Everything I have seen says it has been known for about 1 week.
Incidentally, I am no programmer but I would have thought it would be relatively simple to set up a test to see if a "malloc"-ed space could be transgressed.
Not in this case. openssl uses a custom malloc
So, a valgrind -tool=memcheck --leak-check=yes --show-reachable=yes --track-fds=yes --track-origins=yes would not have helped?
AFAIU this is not a memory leak; it is a buffer overflow: lack of bounds checking. I do not think valgrind (or any other tool) can help with that. Feel free to correct me if I am wrong.
For this particular vulnerability, it is not technically a buffer overflow. The vulnerable code merely reads past the end of an allocated buffer. A buffer overflow gets exploited by writing past the allocated buffer.
If you want to classify this, the best classification here would be an information leak, and not a buffer overflow.
Indeed! I wasn't accurate there. Thanks for pointing it out.

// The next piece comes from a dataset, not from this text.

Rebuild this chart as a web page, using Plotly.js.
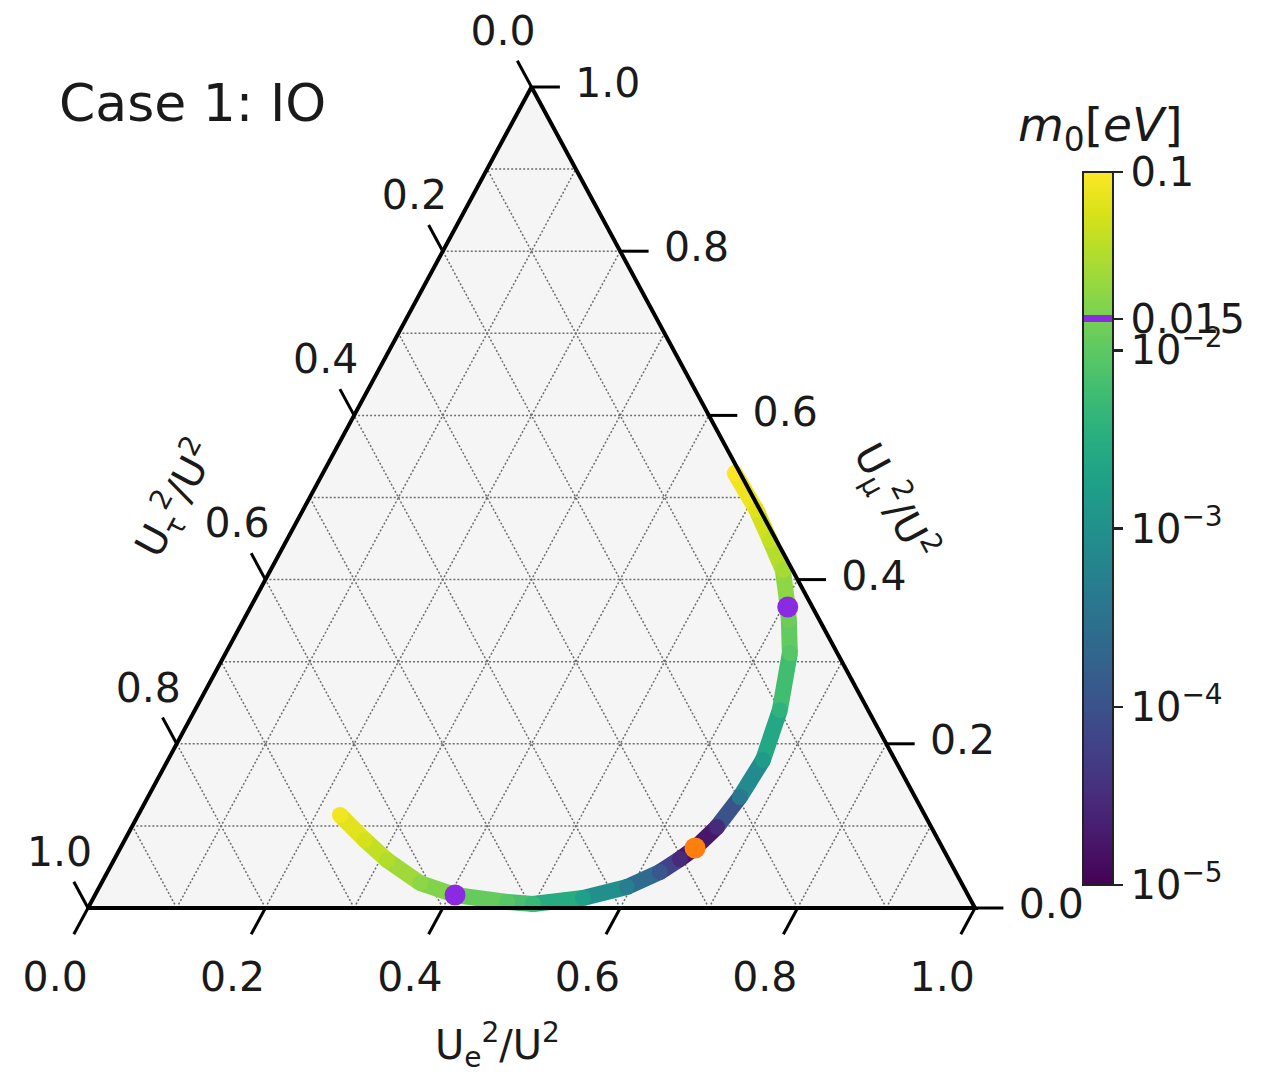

The chances of valgrind catching this exploit are quite small. The only possible way I see valgrind could've complained would be if the original buffer that was allocated for the TLS ping message got padded by malloc() by a non-significant amount, and valgrind would've complained about reading uninitialized memory.
And ven in that case, valgrind() tends to complain about uninitialized memory only if its value is used to branch on. There's lots of code that ends up reading uninitialized memory without resulting in undefined behavior, for one reason or another. valgrind() doesn't typically complain reading a few uninitialized bytes after a range that's been legally malloc()ed, unless its value is used for branching, or something.
There is a nice analysis by a cloudflare engineer here:
Although the conclusion of that article about the likelihood of such an information leak was proven wrong by the results of their challenge, I think the analysis still seems very valid.
Thanks to the other posters for their responses. Quite a nice read.